Natchez’s downtown is a perfect picture of how diverse the city’s history is.

The location, obviously, is tied to the Natchez Indians being smart in settling in the area where the land rises well above the potential for flooding. After that, the French took control before eventually ceding the land to the Spanish, who set for the grid-like structure of downtown streets and set aside the bluff as a parade ground.

The British came soon after and eventually, the Americans. The Jewish merchant class helped to create much of the commercial downtown landscape.

Today, vestiges of each era of our history can be seen in the structure and architecture of downtown. It’s a stone soup, with each era of history offering a bit of garnish that brings together a special flavor.

The result of all these unique smudges and fingerprints on downtown is the creation of a unique ecostructure that is attractive to outsiders and locals alike.

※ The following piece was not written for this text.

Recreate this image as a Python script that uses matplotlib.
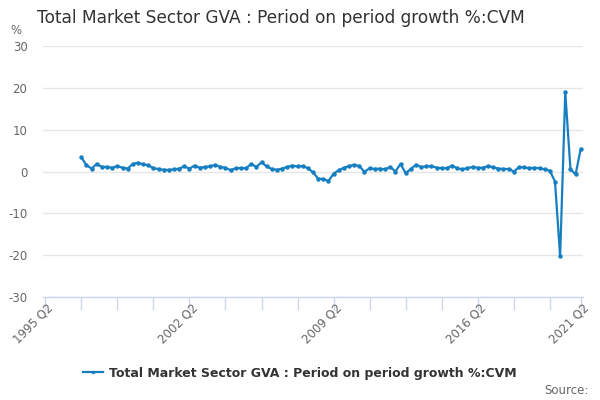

Downtown, as Mayor Darryl Grennell has recently suggested, is an industry in itself. He’s correct.

But for many, many years that industry has simply operated on its own devices.

Businesses come and go with a few succeeding and many failing along the way.

That downtown remains as vibrant as it is without any concerted effort to cultivate it is a testament to its specialness.

Downtown is a like field of flowers that simply re-seeds itself and blooms annually. But how much better could downtown be, how much more amazing of an attraction could it become, if wise, capable hands tilled the ground, put some order into the plantings and fertilized the ground?

The fact is with a bit of work, Natchez’s downtown may become an attraction as big or bigger than the city’s majestic views of the river or its one-of-a-kind collection of architecture.

The City of Natchez is working on recreating an organization that has been defunct for a number of years, a downtown Natchez development agency.

Such an entity is needed for Natchez’s downtown to truly soar.

And while the City will likely help fund the entity, it’s important to learn lessons from our past.

We need to make sure the new entity has authority to go along with the responsibility for improving downtown. That means finding an excellent director, equipping that person well and then getting political hands out of the mix.

The public private partnership created several years ago when Natchez Inc. was formed shows that when the political leadership is involved on equal footing with the private sector, the needs of all parties are well served.

Downtown needs a gardener of sorts with an evangelist’s focus. We need someone who wakes up each day and focuses on a simple, but important goal — make downtown Natchez better.

Like the stone soup fable, if we all work together and bring what we can offer to the table, the work needed for downtown can come quickly, but we all must set our egos aside, focus on the task and contribute what we can to make Natchez better.